In the power-up shop you’ll be able to purchase upgrades for the various animals that you’ll encounter like the giraffe (who can save you while you’re in the treetops), boar (who can destroy environmental hazards) and the toucan (which carries you over water, collecting bananas until you run into an object), magnets, special rainbow bananas worth 30 bananas and your glide ability. In the utilities shop you can purchase one time use items like extra lives, boosters, full dash bars and a water bounce which saves you once from falling into the water. These upgrades and utilities are fairly high priced, especially considering when you first start up the game, chances are you’ll be earning around 100 bananas per run and most upgrades start at 1,000 bananas while items range from 300 for a full boost bar to 2,500 for an extra life. Luckily, completing objectives will earn you around 100 bananas for completing them, and with the possibility of completing 3 per run, they will help you out quite a bit. 

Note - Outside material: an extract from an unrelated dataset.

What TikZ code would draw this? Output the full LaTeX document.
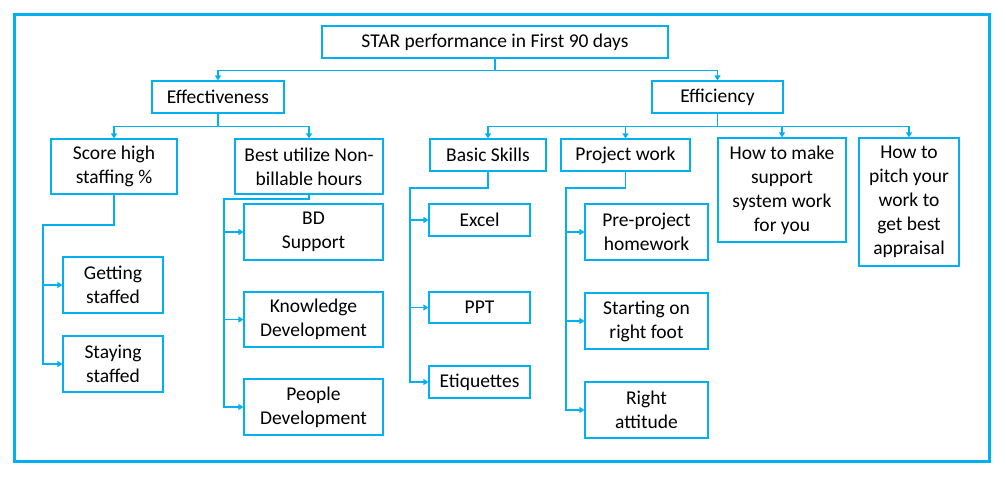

If that’s still not enough bananas for your taste there are, of course, IAPs. Free bananas if you want to sign up for and go through the hassle of downloading more apps through TapJoy are available, and then 2,500 bananas for $0.99, 7,500 for $1.99, 15,000 for $2.99 and 50,000 for $7.99 are all available for purchase. This might bother quite a few gamers, but considering it’s an endless runner, and the whole point of the genre is to play over and over and over again while trying to beat your own, as well as others, high scores, it might not bother other players. If the upgrade/item prices were a bit lower, it might really ease the sense of the whole ‘pay to move up the leaderboard’ feeling that a lot of gamers will most likely have. 

Aside from the expensive items, Banana Kong is your typical endless runner that will appeal to both casual and hardcore fans of the genre. However, it is very well polished, and does have a certain amount of charm that will keep most players coming back time and time again. As you can imagine with the game hitting the #1 spot on the iTunes charts, there are quite a few GameCenter players (191,812 at the time of writing this review), so you can bet that there’s some pretty stiff competition going on in the score-chasing department. On top of the leaderboards for distance and number of bananas collected, there’s also 33 hard to snag achievements that will keep players busy for quite some time. 
Priced at $0.99 and being a Universal app, Banana Kong might not add anything new to the runner genre, but it could be a nice addition to any iOS gamers collection. So long as you don’t mind putting in quite a bit of time so you can max out all of the upgrades and then work on purchasing the one time use items, Banana Kong has the potential to give you hours and hours of entertaining, well presented, charming gameplay. 


Just picked this one up, thanks for the review!